_GIVEN DATA_:
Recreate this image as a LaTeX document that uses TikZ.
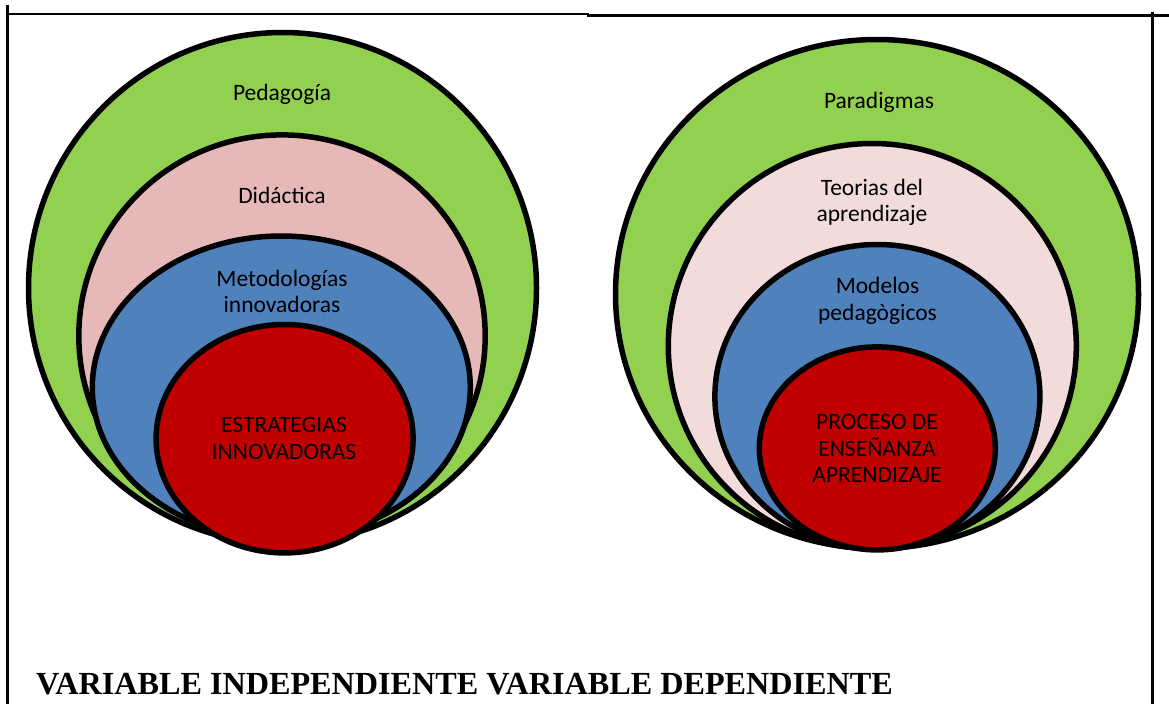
\documentclass[tikz,border=0pt]{standalone}
\usepackage{fontspec}
\setmainfont{Liberation Serif}
\newfontfamily\calib{Carlito}
\definecolor{cgreen}{HTML}{92D050}
\definecolor{cpinkA}{HTML}{E6B8B7}
\definecolor{cpinkB}{HTML}{F2DCDB}
\definecolor{cblue}{HTML}{4F81BD}
\definecolor{cred}{HTML}{C00000}
\tikzset{
  ring/.style={draw=black, line width=5.5pt},
  lbl/.style={font=\calib\fontsize{23.5}{26.5}\selectfont, align=center, inner sep=0pt, text=black},
  frame/.style={draw=black, line width=2.2pt},
}
\begin{document}
\begin{tikzpicture}[x=1pt,y=-1pt]
\useasboundingbox (0,0) rectangle (1169,704);
% frame
\draw[frame] (7.5,5) -- (7.5,704);
\draw[frame] (7.5,14) -- (588,14) -- (588,15.5) -- (1169,15.5);
\draw[frame] (1152.5,11.5) -- (1152.5,704);
% left group
\fill[cgreen, ring] (282.5,288) ellipse [x radius=254, y radius=255.5];
\fill[cpinkA, ring] (282,336) ellipse [x radius=203.2, y radius=201.1];
\fill[cblue, ring] (281.3,387.5) ellipse [x radius=189, y radius=151.5];
\fill[cred, ring] (284.6,438.7) ellipse [x radius=128.5, y radius=114.2];
\node[lbl] (pedag) at (282,94) {Pedagogía};
\node[lbl] (didac) at (282,195) {Didáctica};
\node[lbl] (metod) at (282,291.5) {Metodologías\\innovadoras};
\node[lbl] (estra) at (284,438.5) {ESTRATEGIAS\\INNOVADORAS};
% right group
\fill[cgreen, ring] (877,294) ellipse [x radius=261.5, y radius=254.5];
\fill[cpinkB, ring] (872.3,346) ellipse [x radius=204, y radius=202.5];
\fill[cblue, ring] (877.4,396.5) ellipse [x radius=162.5, y radius=152];
\fill[cred, ring] (877.3,448.4) ellipse [x radius=118, y radius=101.5];
\node[lbl] (parad) at (879,102) {Paradigmas};
\node[lbl] (teori) at (872,202.5) {Teorias del\\aprendizaje};
\node[lbl] (model) at (877.5,301) {Modelos\\pedagògicos};
\node[lbl] (proce) at (877,448.5) {PROCESO DE\\ENSEÑANZA\\APRENDIZAJE};
% caption
\node[anchor=base west, inner sep=0pt, font=\bfseries\fontsize{32.2}{36}\selectfont] (cap) at (36,694) {VARIABLE INDEPENDIENTE VARIABLE DEPENDIENTE};
\end{tikzpicture}
\end{document}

_AIM_:
Please write out all of the material above without changing a word, and omit any pictures.

_EXERCISE SOLUTION_:
Recreate this image as a LaTeX document that uses TikZ.
\documentclass[tikz,border=0pt]{standalone}
\usepackage{fontspec}
\setmainfont{Liberation Serif}
\newfontfamily\calib{Carlito}
\definecolor{cgreen}{HTML}{92D050}
\definecolor{cpinkA}{HTML}{E6B8B7}
\definecolor{cpinkB}{HTML}{F2DCDB}
\definecolor{cblue}{HTML}{4F81BD}
\definecolor{cred}{HTML}{C00000}
\tikzset{
  ring/.style={draw=black, line width=5.5pt},
  lbl/.style={font=\calib\fontsize{23.5}{26.5}\selectfont, align=center, inner sep=0pt, text=black},
  frame/.style={draw=black, line width=2.2pt},
}
\begin{document}
\begin{tikzpicture}[x=1pt,y=-1pt]
\useasboundingbox (0,0) rectangle (1169,704);
% frame
\draw[frame] (7.5,5) -- (7.5,704);
\draw[frame] (7.5,14) -- (588,14) -- (588,15.5) -- (1169,15.5);
\draw[frame] (1152.5,11.5) -- (1152.5,704);
% left group
\fill[cgreen, ring] (282.5,288) ellipse [x radius=254, y radius=255.5];
\fill[cpinkA, ring] (282,336) ellipse [x radius=203.2, y radius=201.1];
\fill[cblue, ring] (281.3,387.5) ellipse [x radius=189, y radius=151.5];
\fill[cred, ring] (284.6,438.7) ellipse [x radius=128.5, y radius=114.2];
\node[lbl] (pedag) at (282,94) {Pedagogía};
\node[lbl] (didac) at (282,195) {Didáctica};
\node[lbl] (metod) at (282,291.5) {Metodologías\\innovadoras};
\node[lbl] (estra) at (284,438.5) {ESTRATEGIAS\\INNOVADORAS};
% right group
\fill[cgreen, ring] (877,294) ellipse [x radius=261.5, y radius=254.5];
\fill[cpinkB, ring] (872.3,346) ellipse [x radius=204, y radius=202.5];
\fill[cblue, ring] (877.4,396.5) ellipse [x radius=162.5, y radius=152];
\fill[cred, ring] (877.3,448.4) ellipse [x radius=118, y radius=101.5];
\node[lbl] (parad) at (879,102) {Paradigmas};
\node[lbl] (teori) at (872,202.5) {Teorias del\\aprendizaje};
\node[lbl] (model) at (877.5,301) {Modelos\\pedagògicos};
\node[lbl] (proce) at (877,448.5) {PROCESO DE\\ENSEÑANZA\\APRENDIZAJE};
% caption
\node[anchor=base west, inner sep=0pt, font=\bfseries\fontsize{32.2}{36}\selectfont] (cap) at (36,694) {VARIABLE INDEPENDIENTE VARIABLE DEPENDIENTE};
\end{tikzpicture}
\end{document}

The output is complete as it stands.